As usually is the case with Rippon, it was his persona between skates that made headlines. He gave one of the strangest, most delightful post-skate interviews we’ve seen following the short program, attributing witchcraft to his late-career surge and measuring his excitement on a scale of Meryl Streeps. He could barely disguise his wily grin as he ribbed otherwise staid interviewer Andrea Joyce: “I went out there and I was like, Adam, Andrea’s watching and you have to go out there and do it for her. Because she’s wearing a statement necklace and you’re at the Olympics.”
Honestly, when was the last time you saw an athlete actually enjoy being at the Olympics? And, finally, a gay figure skater being unabashedly himself?
As Sam Greisman wrote on Twitter, "an openly, 'non-passing,' sassy, beautiful gay 20-something daring America not to love him and becoming the sweetheart of the Olympic Games is very moving" to a lot of people.
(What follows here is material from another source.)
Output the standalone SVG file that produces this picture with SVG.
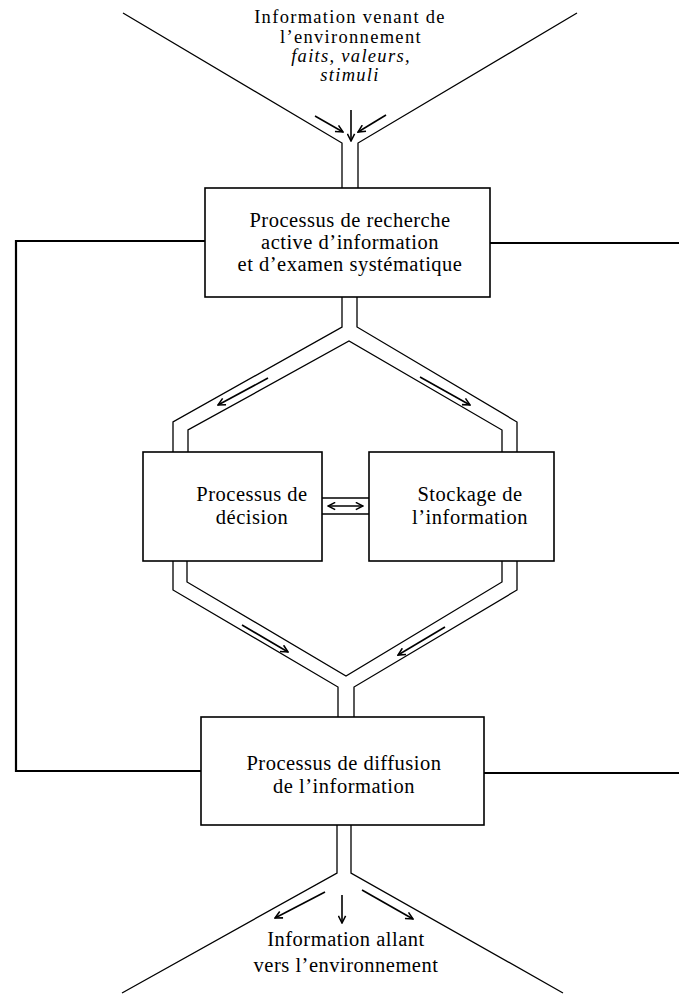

There’s this thing that happens when you’re a gay man in the generation that Rippon and I share, where you spend much of your life shrinking who you are to conform, in contrast to the watershed moments in your life when you unapologetically seize the spotlight and dance in it as your true self. Like any good gay, Rippon knows how to find his light, and he’s taking advantage of every last second of it at the games. We’re envious of all the young people who get to witness it.
And that leads us to our biggest point when it comes to Adam Rippon. On behalf of gays everywhere, we want to thank this sassy, gregarious, sometimes off-putting, often-fabulous superstar for NOT FALLING.
Rippon performed a beautiful, clean free skate. He’s not a jumper. He was never going to be a medal contender because he doesn’t have a quad, a fact that he is self-aware about. All of the collective energy the nation sent him as we watched his routine with bated breath couldn’t spin that fourth, competitive rotation.
To be honest, watching Rippon’s lyrical, languid routine, I wouldn’t want him to ruin the beauty of it by attempting a quad and landing on his ass like so many of competitors, just for the sake of points. (Props to Johnny Weir for pointing out this problematic scoring system, likening it to football: If Tom Brady throws a pass and the receiver misses it, the Patriots don’t get points just because he tried it.)
Rippon actually finished top among the Americans after the short program, though he was bottom after the free skate. (So vers, that guy.) But to reiterate the point, he did not fall. That means something, not just to Team U.S.A. at the Olympics, but to the hopeful gay community for which he’s become an avatar throughout these games.
You can’t take his skating away from him. He did that. He wasn’t a jester, or a sideshow that would be easy to write off because of his cheeky public persona. I mean he was that, sure, but he was a skater, too—a damn good one. He was a skater who did his job, arguably more competently than his countrymen. He was a gay on a sports stage of this caliber who you can’t dismiss. He did that for us.
Technically, the American men failed. They didn’t medal. That’s not good! But they’ve each contributed so much more.
Through their skating, and, in Rippon’s case, through his mere, fearless existence, they’ve changed our opinion of what is possible. In their discipline, yes: we’re bracing ourselves for the dizziness of quintuple jumps and endless quads in 2022. But also in how we define athleticism, strength, masculinity, and sports stardom as a culture.
Zhou, Chen, and Rippon made history. If only there was a podium for that.